Quelques minutes de strip-tease pour ensuite déambuler nue en esquivant les obstacles –les spectateurs– qui l’entourent et, pendant un peu plus d’une heure, livrer son corps à des facéties, agonies, entraves et agressions préparées par ses soins et non sans humour. Sur le programme distribué à l’entrée de la salle, une consigne : “faire attention aux objets disposés au sol et qui font partie intégrante du spectacle”. Et pour cause, ce sont les pièces d’une collection, que La Ribot a commencée en 1993. Que collectionne-t-elle donc ? Son corps. À la fois seul et multiplié par les objets qui pendant quelques minutes (sept maximum) le transforment. Chaque pièce est unique, appartient à un propriétaire “distingué”, mais elle est reproductible. Le Centre national de la danse a accueilli une sélection de ces “pièces distinguées” intitulée Distinguished Hits (1991-2000) : des tableaux –mais surtout pas des natures mortes– où le vivant saute aux yeux. Comme dans la N°26 (1997) où elle peint sur sa peau, mais ce ne sont pas les craies qui glissent sur son corps, c’est son corps qui, au rythme d’une composition de Carles Santos, entre en collision avec les craies. Et même quand dans Muriéndose la sirena (1993) elle agonise et se livre à un ultime combat contre la mort, la sirène est encore prise de soubresauts.

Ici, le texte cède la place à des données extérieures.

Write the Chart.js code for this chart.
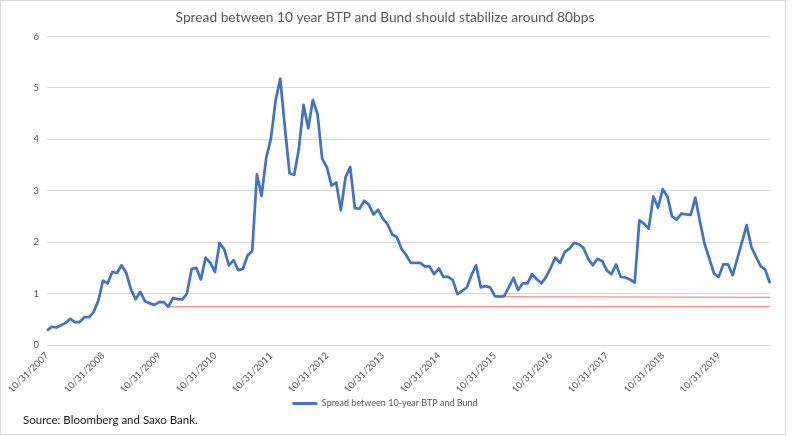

Soubresauts toujours dans la pièce N°14 (1997) où La Ribot enfile une chaise pliable en bois. Adossée à un mur, bras en quatrième position, un panneau “À vendre” autour du cou, elle se prépare à un étrange ballet. La chaise se met en branle, grince, claque sur son ventre, la couche et la possède par à-coups de plus en plus violents. Ironie : le corps-objet n’est pas celui de la femme à terre ; c’est elle-même qui actionne l’objet qui la terrasse.

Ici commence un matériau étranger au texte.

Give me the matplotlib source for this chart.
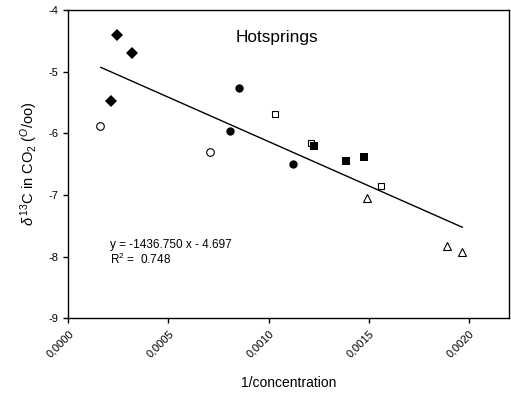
import matplotlib
matplotlib.use('Agg')
import matplotlib.pyplot as plt
import numpy as np

plt.rcParams['font.family'] = 'Liberation Sans'
plt.rcParams['mathtext.fontset'] = 'custom'
plt.rcParams['mathtext.rm'] = 'Liberation Sans'
plt.rcParams['mathtext.it'] = 'Liberation Sans:italic'
plt.rcParams['axes.unicode_minus'] = False

# data
diamond_x = [0.000242, 0.000318, 0.000215]
diamond_y = [-4.40, -4.69, -5.47]
open_circle_x = [0.000159, 0.000707]
open_circle_y = [-5.88, -6.31]
circle_x = [0.000850, 0.000805, 0.001124]
circle_y = [-5.27, -5.97, -6.50]
open_square_x = [0.001034, 0.001212, 0.001562]
open_square_y = [-5.68, -6.16, -6.85]
square_x = [0.001227, 0.001384, 0.001475]
square_y = [-6.21, -6.45, -6.39]
triangle_x = [0.001492, 0.001889, 0.001967]
triangle_y = [-7.05, -7.83, -7.92]

slope = -1436.750
intercept = -4.697
r2 = 0.748
fit_x = [0.000162, 0.001967]

x_ticks = [0.0000, 0.0005, 0.0010, 0.0015, 0.0020]
x_ticklabels = ['0,0000', '0,0005', '0,0010', '0,0015', '0,0020']
y_ticks = [-9, -8, -7, -6, -5, -4]

fig = plt.figure(figsize=(5.11, 3.94), dpi=100)
ax = fig.add_axes([0.1337, 0.1921, 0.8623, 0.7825])

ax.plot(diamond_x, diamond_y, 'D', color='black', markersize=6, mew=0, linestyle='none')
ax.plot(open_circle_x, open_circle_y, 'o', mfc='white', mec='black', mew=0.8, markersize=5.5, linestyle='none')
ax.plot(circle_x, circle_y, 'o', color='black', markersize=6, mew=0, linestyle='none')
ax.plot(open_square_x, open_square_y, 's', mfc='white', mec='black', mew=0.8, markersize=5, linestyle='none')
ax.plot(square_x, square_y, 's', color='black', markersize=5.5, mew=0, linestyle='none')
ax.plot(triangle_x, triangle_y, '^', mfc='white', mec='black', mew=0.8, markersize=6, linestyle='none')

fx = np.array(fit_x)
ax.plot(fx, slope * fx + intercept, color='black', linewidth=1.0)

ax.set_xlim(0, 0.0022)
ax.set_ylim(-9, -4)
ax.set_xticks(x_ticks)
ax.set_xticklabels(x_ticklabels, rotation=45, ha='right', rotation_mode='anchor')
ax.set_yticks(y_ticks)
ax.tick_params(direction='out', length=3.5, width=1, labelsize=8, top=False, right=False)
for s in ax.spines.values():
    s.set_linewidth(1.0)

ax.set_xlabel('1/concentration', fontsize=10, labelpad=12)
ax.set_ylabel(r'$\delta^{\,13}$C in CO$_2$ ($^{O}$/oo)', fontsize=10.5, labelpad=6)

ax.text(0.00104, -4.44, 'Hotsprings', fontsize=12.4, ha='center', va='center')
ax.text(0.000208, -7.86, 'y = %.3f x - %.3f' % (slope, -intercept), fontsize=8.5)
ax.text(0.000208, -8.12, r'R$^2$ =  %.3f' % r2, fontsize=8.5)

fig.savefig('out.png', dpi=100)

Le corps de La Ribot est à lui seul une collection, il se métamorphose au fil des rôles et des accessoires qu’il endosse. En effet, elle a une façon bien à elle de porter la perruque ou le postiche, et pas seulement sur la tête. Car elle pratique aussi l’art du détournement. Dans Missunderstanding (1997), ses bras sont des jambes, celles d’une danseuse qu’on imagine virtuose… et on y croit. Détournement d’images aussi : dans Outsized Baggage (2000), elle se ligote comme on ficelle un paquet volumineux ou comme d’autres font envelopper leur valise dans un film plastique avant d’embarquer. Mais on a à peine le temps de comprendre le sens de la composition qu’elle se transforme en une image d’une tout autre nature : La Ribot porte le code-barres de l’aéroport en écharpe, elle se fige, devient une miss, une potiche perchée en équilibre instable sur un talon unique. Dans Chair 2000 (2000), il ne reste de la chaise que quelques bouts de bois (et le titre de la pièce) qui, une fois scotchés sur son corps, deviennent autant d’entraves lui permettant de jouer avec d’autres codes, qui ne sont plus les codes vestimentaires, dont elle s’est débarrassée au début du spectacle, mais ceux de la danse. Ainsi harnachée, elle n’a d’autre choix que de se hisser sur la pointe des pieds et de porter la tête haute pour tourner lentement sur elle-même. Une nouvelle image nous vient à l’esprit : la danseuse de boîte à musique. Le corps, chez La Ribot, n’est pas un objet, il le suggère.
Les Distinguished Hits (1991-2000) – dix “pièces distinguées” (1993-2000) précédées de Socorro ! Gloria ! (1991) – ont été présentés au Centre national de la danse (Pantin) du 7 au 10 novembre 2016. La Ribot proposera sa nouvelle série Another Distinguée au Centre Pompidou du 5 au 9 avril 2017.